JPMorgan Chase & Co.’s $614 million False Claims Act settlement with the U.S. attorney’s office in Manhattan, announced Tuesday, indicates that major banks have a ways to go to shake off federal FCA liability stemming from the mortgage crisis.
Tuesday’s deal marks the fourth, and largest, FCA resolution between a major bank and the Manhattan U.S. attorney’s office. It comes 19 months after the last such settlement, in which Deutsche Bank AG agreed to pay $202 million over similar claims. (Earlier in 2012, CitiMortgage Inc. and Flagstar Bank FSB paid $158 million and $133 million, respectively.)
“This case shows that, at least in the Southern District of New York, the government is still interested in pursuing these FCA cases,” said Harter Secrest & Emery counsel Brian Feldman, who led the FCA case against Deutsche Bank as an assistant U.S. attorney. “It shows that whistleblowers are still coming forward, and there’s no reason to believe that other whistleblowers haven’t stepped forward with respect to other lenders,” Feldman added. “That’s likely creating some anxiety.”
The JPMorgan case was brought just a year ago by a whistleblower identified as Keith Edwards in court documents. (It’s not clear if he worked at the bank.) The plaintiff alleged that, in order to get Federal Housing Administration insurance for the loans, the bank lied that the loans were eligible for the insurance, when in fact they were known to have problems. When those loans defaulted, the FHA was on the hook.

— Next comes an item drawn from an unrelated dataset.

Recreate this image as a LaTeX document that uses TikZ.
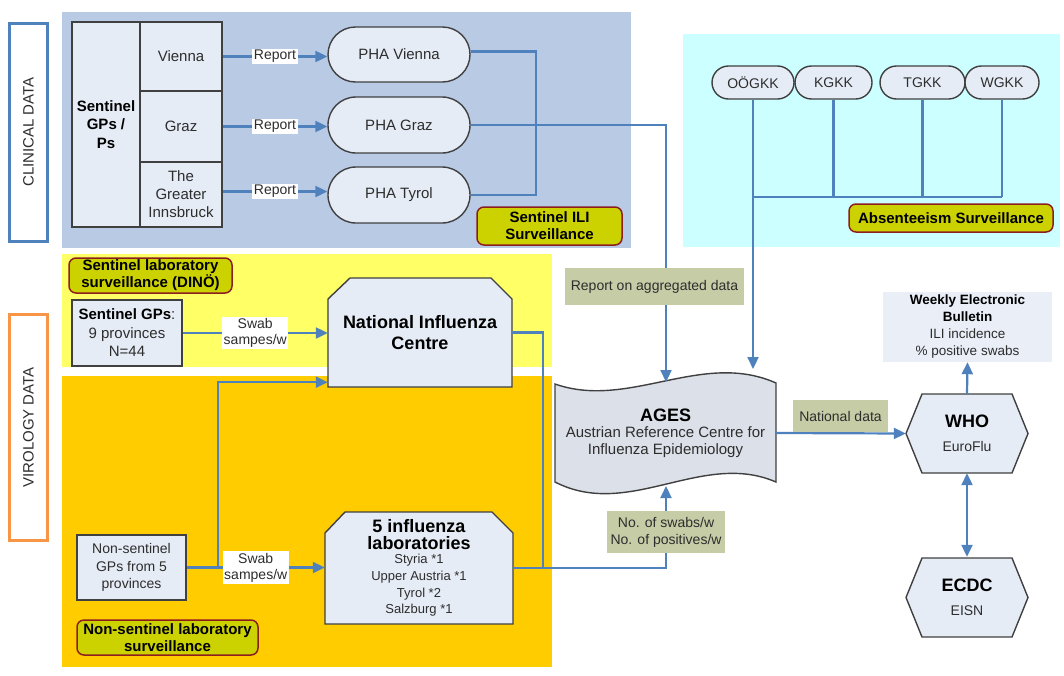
\documentclass[tikz,border=0pt]{standalone}
\usepackage{fontspec}
\setmainfont{Liberation Sans}
\usetikzlibrary{shapes.misc,arrows.meta,calc}
\definecolor{panelblue}{RGB}{184,202,228}
\definecolor{panelcyan}{RGB}{204,255,255}
\definecolor{panelyellow}{RGB}{255,255,102}
\definecolor{panelorange}{RGB}{255,204,0}
\definecolor{nodefill}{RGB}{230,236,246}
\definecolor{agesfill}{RGB}{220,224,232}
\definecolor{bullfill}{RGB}{233,238,247}
\definecolor{linkblue}{RGB}{79,129,189}
\definecolor{tagfill}{RGB}{204,210,0}
\definecolor{tagedge}{RGB}{140,30,30}
\definecolor{notefill}{RGB}{198,204,166}
\definecolor{edgegray}{RGB}{64,64,64}
\definecolor{txtgray}{RGB}{45,45,45}
\definecolor{clinblue}{RGB}{79,129,189}
\definecolor{virorange}{RGB}{247,150,70}
\newcommand\fsz[2]{\fontsize{#1}{#2}\selectfont}
\tikzset{
  box/.style={draw=edgegray, line width=1.4pt, fill=nodefill, inner sep=0pt, align=center, text=txtgray, font=\fsz{15}{18}},
  pill/.style={rounded rectangle, draw=edgegray, line width=1.4pt, fill=nodefill, inner sep=0pt, text=txtgray},
  tag/.style={rounded corners=7pt, draw=tagedge, line width=1.5pt, fill=tagfill, font=\bfseries\fsz{15}{17}, align=center, inner sep=0pt, text=black},
  note/.style={fill=notefill, font=\fsz{14}{17}, align=center, inner sep=0pt, text=txtgray},
  wlabel/.style={fill=white, font=\fsz{14}{16}, align=center, inner sep=1.5pt, text=txtgray},
  conn/.style={draw=linkblue, line width=2.2pt},
  arr/.style={conn, -{Triangle[length=12pt,width=11pt]}},
  outline/.style={draw=edgegray, line width=1.4pt, fill=nodefill},
  sidebox/.style={line width=3pt, fill=white, rotate=90, inner sep=0pt, text=txtgray, font=\fsz{15}{18}},
  hexa/.pic={\draw[outline] (-61,0) -- (-45,-39.5) -- (45,-39.5) -- (61,0) -- (45,39.5) -- (-45,39.5) -- cycle;}
}
\begin{document}
\begin{tikzpicture}[x=1pt,y=-1pt]
\useasboundingbox (0,0) rectangle (1064,675);
% panels
\fill[panelblue] (62,12) rectangle (631,248);
\fill[panelcyan] (683,34) rectangle (1060,247);
\fill[panelyellow] (62,254) rectangle (552,367);
\fill[panelorange] (62,376) rectangle (552,667);
% side boxes
\node[sidebox, draw=clinblue, minimum width=218, minimum height=38] (clin) at (28.5,132) {CLINICAL DATA};
\node[sidebox, draw=virorange, minimum width=226, minimum height=38] (viro) at (28.5,427.5) {VIROLOGY DATA};
% sentinel GP table
\node[box, minimum width=68, minimum height=205, font=\bfseries\fsz{15}{18.5}, text=black] (gps) at (106,124.5) {Sentinel\\GPs /\\Ps};
\node[box, minimum width=82, minimum height=69] (vienna) at (181,56.5) {Vienna};
\node[box, minimum width=82, minimum height=71] (graz) at (181,126.5) {Graz};
\node[box, minimum width=82, minimum height=65] (inn) at (181,194.5) {The\\Greater\\Innsbruck};
% PHA
\node[pill, minimum width=142, minimum height=55, font=\fsz{15}{18}] (phav) at (399,54.5) {PHA Vienna};
\node[pill, minimum width=142, minimum height=56, font=\fsz{15}{18}] (phag) at (399,125) {PHA Graz};
\node[pill, minimum width=142, minimum height=56, font=\fsz{15}{18}] (phat) at (399,195) {PHA Tyrol};
\draw[arr] (vienna.east) -- node[wlabel]{Report} (vienna.east -| phav.west);
\draw[arr] (graz.east) -- node[wlabel]{Report} (graz.east -| phag.west);
\draw[arr] ([yshift=3pt]inn.east) -- node[wlabel]{Report} ([yshift=3pt]inn.east -| phat.west);
\coordinate (bx) at (536,0);
\draw[conn] ([yshift=3pt]phav.east) -- ([yshift=3pt]phav.east -| bx) -- (phat.east -| bx) -- (phat.east);
\node[tag, minimum width=145, minimum height=38] (tili) at (549.5,226) {Sentinel ILI\\Surveillance};
% GKK
\node[pill, minimum width=82, minimum height=33, font=\fsz{14}{17}] (oo) at (753,82.5) {OÖGKK};
\node[pill, minimum width=77, minimum height=33, font=\fsz{14}{17}] (kg) at (833.5,82.5) {KGKK};
\node[pill, minimum width=85, minimum height=33, font=\fsz{14}{17}] (tg) at (922.5,82.5) {TGKK};
\node[pill, minimum width=74, minimum height=33, font=\fsz{14}{17}] (wg) at (1002,82.5) {WGKK};
\node[tag, minimum width=204, minimum height=28] (tabs) at (951,218) {Absenteeism Surveillance};
% AGES shape
\draw[draw=edgegray, line width=1.4pt, fill=agesfill] (555,384) .. controls (629,410) and (702,350) .. (776,383) -- (776,482) .. controls (702,450) and (629,520) .. (555,482) -- cycle;
\node[minimum width=221, minimum height=98, inner sep=0pt, align=center, text=txtgray, font=\fsz{15}{17}] (ages) at (665.5,433) {{\bfseries\fsz{18}{20}\color{black}AGES}\\[-1pt]Austrian Reference Centre for\\Influenza Epidemiology};
\coordinate (agesin) at (666,382);
\coordinate (agesin2) at (753,369);
\coordinate (agesout) at (666,486);
\coordinate (hy) at (0,197);
\draw[arr] (phag.east) -| (agesin);
\node[note, minimum width=179, minimum height=37] (nrep) at (654.5,286.5) {Report on aggregated data};
\draw[arr] (oo.south) -- (agesin2);
\draw[conn] (kg.south) -- (kg.south |- hy);
\draw[conn] (tg.south) -- (tg.south |- hy);
\draw[conn] (wg.south) -- (wg.south |- hy);
\draw[conn] (oo.south |- hy) -- (wg.south |- hy);
% virology
\node[tag, minimum width=163, minimum height=35] (tdino) at (150.5,275.5) {Sentinel laboratory\\surveillance (DINÖ)};
\node[box, minimum width=110, minimum height=66, font=\fsz{15}{18.5}] (sgp) at (127,333) {{\bfseries\color{black}Sentinel GPs}:\\9 provinces\\N=44};
\draw[outline] (328,387) -- (328,299) -- (350,278) -- (491,278) -- (512,299) -- (512,387) -- cycle;
\node[minimum width=184, minimum height=109, inner sep=0pt, align=center, font=\bfseries\fsz{18}{21}] (nic) at (420,332.5) {National Influenza\\Centre};
\draw[outline] (325,624) -- (325,533) -- (345,512) -- (492,512) -- (513,533) -- (513,624) -- cycle;
\node[minimum width=188, minimum height=112, inner sep=0pt, align=center, text=txtgray, font=\fsz{13}{16.7}] (labs) at (419,568) {{\bfseries\fsz{18}{21}\color{black}5 influenza}\\{\bfseries\fsz{18}{21}\color{black}laboratories}\\[-2pt]Styria *1\\Upper Austria *1\\Tyrol *2\\Salzburg *1};
\node[box, minimum width=109, minimum height=65, font=\fsz{14}{17.5}] (nsg) at (131.5,567.5) {Non-sentinel\\GPs from 5\\provinces};
\node[tag, minimum width=181, minimum height=35] (tnon) at (167.5,637.5) {Non-sentinel laboratory\\surveillance};
\draw[arr] (sgp.east) -- node[wlabel]{Swab\\sampes/w} (sgp.east -| nic.west);
\coordinate (br) at (218,0);
\draw[arr] (nsg.east -| br) |- ([yshift=5pt]nic.south west);
\draw[arr] (nsg.east) -- node[wlabel]{Swab\\sampes/w} (nsg.east -| labs.west);
\coordinate (vx) at (543,0);
\draw[conn] (nic.east) -- (nic.east -| vx) -- (labs.east -| vx);
\draw[arr] (labs.east) -| (agesout);
\node[note, minimum width=118, minimum height=42] (nswab) at (666,532) {No. of swabs/w\\No. of positives/w};
% WHO / ECDC
\pic at (967,433.5) {hexa};
\node[minimum width=122, minimum height=79, inner sep=0pt, align=center, text=txtgray, font=\fsz{14}{24}] (who) at (967,433.5) {{\bfseries\fsz{18}{24}\color{black}WHO}\\EuroFlu};
\pic at (967,597.5) {hexa};
\node[minimum width=122, minimum height=81, inner sep=0pt, align=center, text=txtgray, font=\fsz{14}{24}] (ecdc) at (967,597.5) {{\bfseries\fsz{18}{24}\color{black}ECDC}\\EISN};
\node[fill=bullfill, minimum width=169, minimum height=70, align=center, inner sep=0pt, text=txtgray, font=\fsz{13.5}{17}] (bull) at (967.5,327) {{\bfseries\color{black}Weekly Electronic}\\{\bfseries\color{black}Bulletin}\\ILI incidence\\\% positive swabs};
\draw[arr] (ages.east) -- (who.west);
\node[note, minimum width=95, minimum height=32] (nnat) at (840.5,416) {National data};
\draw[arr] (who.north) -- (bull.south);
\draw[conn, {Triangle[length=12pt,width=11pt]}-{Triangle[length=12pt,width=11pt]}] (who.south) -- (ecdc.north);
\end{tikzpicture}
\end{document}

Under the settlement, JPMorgan makes detailed admissions of fact: It admits that it failed to report hundreds of loans affected by borrower fraud, and that it improperly underwrote thousands of FHA loans and hundreds of Veterans Administration loans.
(JPMorgan’s record-setting $13 billion settlement, announced three months ago, also arose from the bank’s sale of mortgage-backed securities, but dealt with a different set of federal laws. There, it was accused of violating the Financial Institutions Reform, Recovery and Enforcement Act of 1989.)
Two defense lawyers say this FCA settlement is likely being parsed by other banks facing litigation over similar allegations, including Wells Fargo Bank and Golden First Mortgage Corp. Hundreds of other banks participated in the same FHA insurance program in the run-up to the mortgage implosion.
In Wells Fargo’s case, prosecutors allege that the bank improperly certified 6,320 mortgage loans for FHA insurance even though it knew they were seriously deficient. The FHA paid out $190 million in claims when the loans defaulted, and damages could be trebled to $560 million. Wells Fargo has argued that when it signed the $25 billion national mortgage services settlement, it was released from the loan origination liability. But the U.S. Court of Appeals for the Second Circuit held that the releases don’t apply to FCA liability for subpar underwriting standards as applied to specific loans; they only apply to FCA liability for lying in the bank’s annual certifications to the FHA. Those certifications allowed Wells (as well as scores of other large banks) to directly endorse mortgage loans as eligible for insurance.
Harter Secrest’s Feldman noted that even without the FHA annual certification argument, prosecutors could still move quickly to get a good deal. “The government can, in a quick way, put together a $614 million settlement,” he said.